I munch on a snack (nothing like a meat stick at 8:00 am amiright!) and watch the wind carry clouds across horizon until the sound of a rock tumbling down somewhere above me has me scrambling to stand. It sounds alarmingly close. I stop breathing for a second to better hear it as I face the hillside (there are more rocks above where I was sitting behind the trees, although it doesn’t look like it). Eventually the sound peters out, but my peaceful break is over. On goes the backpack and onward I walk.


As the trail hugs around Diamond Peak, there are snow patches, small ponds and stagnant water but…no bugs. These mosquitos must be working 4×10’s this summer because I haven’t seen one today despite the conditions being primed for them. It’s a relief. The breeze is divine and the alpine feel of these miles is stunning and Diamond Peak looks epic. I get to enjoy it all.
Eventually, though, the taste of alpine disappears behind me as I descend down into the woods once more. The junction towards Shelter Cove sees me throwing my things down for a long break in the dappled sun. My feet are sore, but I know I only have mere miles left of this section and I refuse to rage hike them. After calories have been consumed, water chugged, and feet rested, I stand again.

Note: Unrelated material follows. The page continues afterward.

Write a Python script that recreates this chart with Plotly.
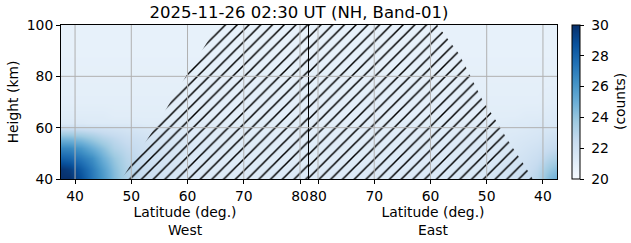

I’m walking all the way to Willamette Pass so that I can fully connect the line of my hike to where I left last year. From the highway, I’ll turn down the paved road and walk back to Shelter Cove where a friend will be picking me up.

We eat burgers on the patio amongst groups of hikers, listening to typical trail talk that surely sounds insane to outside ears. Despite the tiredness of my feet and the spicy weather the past couple of days, I’m filled with a warm, fuzzy feeling towards these miles. Towards this trail. The PCT has turned into the dream that keeps on giving as I have the gift of getting out here year after year. The miles have come in smaller packages since those in 2019, but they’re every bit as sweet.